## [DATA LINES]
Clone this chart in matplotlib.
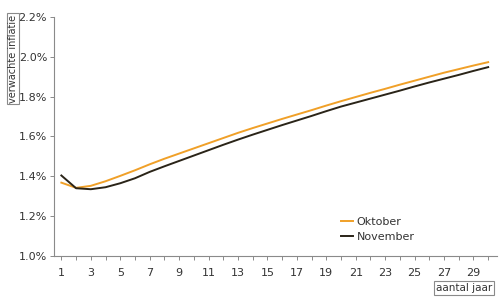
import numpy as np
import matplotlib.pyplot as plt
from matplotlib.ticker import FuncFormatter, MultipleLocator

plt.rcParams['font.family'] = ['Liberation Sans Narrow', 'DejaVu Sans']

# looptijd in jaren
jaren = list(range(1, 31))

# verwachte inflatie (%) per looptijd
oktober = [1.368, 1.342, 1.352, 1.375, 1.402, 1.430, 1.460, 1.488, 1.514, 1.540,
           1.566, 1.592, 1.618, 1.642, 1.665, 1.688, 1.710, 1.732, 1.755, 1.777,
           1.798, 1.819, 1.839, 1.860, 1.880, 1.900, 1.920, 1.938, 1.956, 1.973]
november = [1.404, 1.340, 1.335, 1.345, 1.365, 1.390, 1.422, 1.450, 1.477, 1.504,
            1.531, 1.558, 1.584, 1.609, 1.633, 1.657, 1.680, 1.703, 1.727, 1.750,
            1.770, 1.790, 1.810, 1.830, 1.851, 1.871, 1.890, 1.909, 1.929, 1.948]

y_ticks = [1.0, 1.2, 1.4, 1.6, 1.8, 2.0, 2.2]
x_ticklabels = list(range(1, 30, 2))

grijs = '#8a8a8a'
tekst = '#333333'

fig = plt.figure(figsize=(5, 3.08), dpi=100)
ax = fig.add_axes([0.108, 0.169, 0.886, 0.776])

ax.plot(jaren, oktober, color='#f0a028', lw=1.4, label='Oktober')
ax.plot(jaren, november, color='#2a2418', lw=1.4, label='November')

ax.set_xlim(0.5, 30.6)
ax.set_ylim(1.0, 2.2)
ax.set_yticks(y_ticks)
ax.yaxis.set_major_formatter(FuncFormatter(lambda v, p: f'{v:.1f}%'))
ax.set_xticks(x_ticklabels)
ax.xaxis.set_minor_locator(MultipleLocator(1))

for s in ['top', 'right']:
    ax.spines[s].set_visible(False)
for s in ['left', 'bottom']:
    ax.spines[s].set_color(grijs)
    ax.spines[s].set_linewidth(0.8)

ax.tick_params(axis='both', which='both', colors=grijs, labelcolor=tekst,
               labelsize=8, width=0.7)
ax.tick_params(axis='x', which='major', length=3, pad=6)
ax.tick_params(axis='x', which='minor', length=3)
ax.tick_params(axis='y', length=3, pad=2)

box = dict(boxstyle='square,pad=0.15', fc='white', ec=grijs, lw=0.8)
fig.text(0.026, 0.81, 'verwachte inflatie', rotation=90, ha='center', va='center',
         fontsize=7, color=tekst, bbox=box)
fig.text(0.928, 0.065, 'aantal jaar', ha='center', va='center',
         fontsize=7.5, color=tekst, bbox=box)

ax.legend(loc='lower left', bbox_to_anchor=(0.625, 0.015), frameon=False,
          fontsize=8, handlelength=1.1, handletextpad=0.3, labelspacing=0.5,
          labelcolor=tekst)

fig.savefig('out.png', dpi=100)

## [PROBLEM REQUIREMENTS]
From the first line of the listing above, repeat every line through the one holding "jaren = list(range(1, 31))". Both ends count, and pictures stay out.

## [OUTPUT FOR THIS EXERCISE]
Clone this chart in matplotlib.
import numpy as np
import matplotlib.pyplot as plt
from matplotlib.ticker import FuncFormatter, MultipleLocator

plt.rcParams['font.family'] = ['Liberation Sans Narrow', 'DejaVu Sans']

# looptijd in jaren
jaren = list(range(1, 31))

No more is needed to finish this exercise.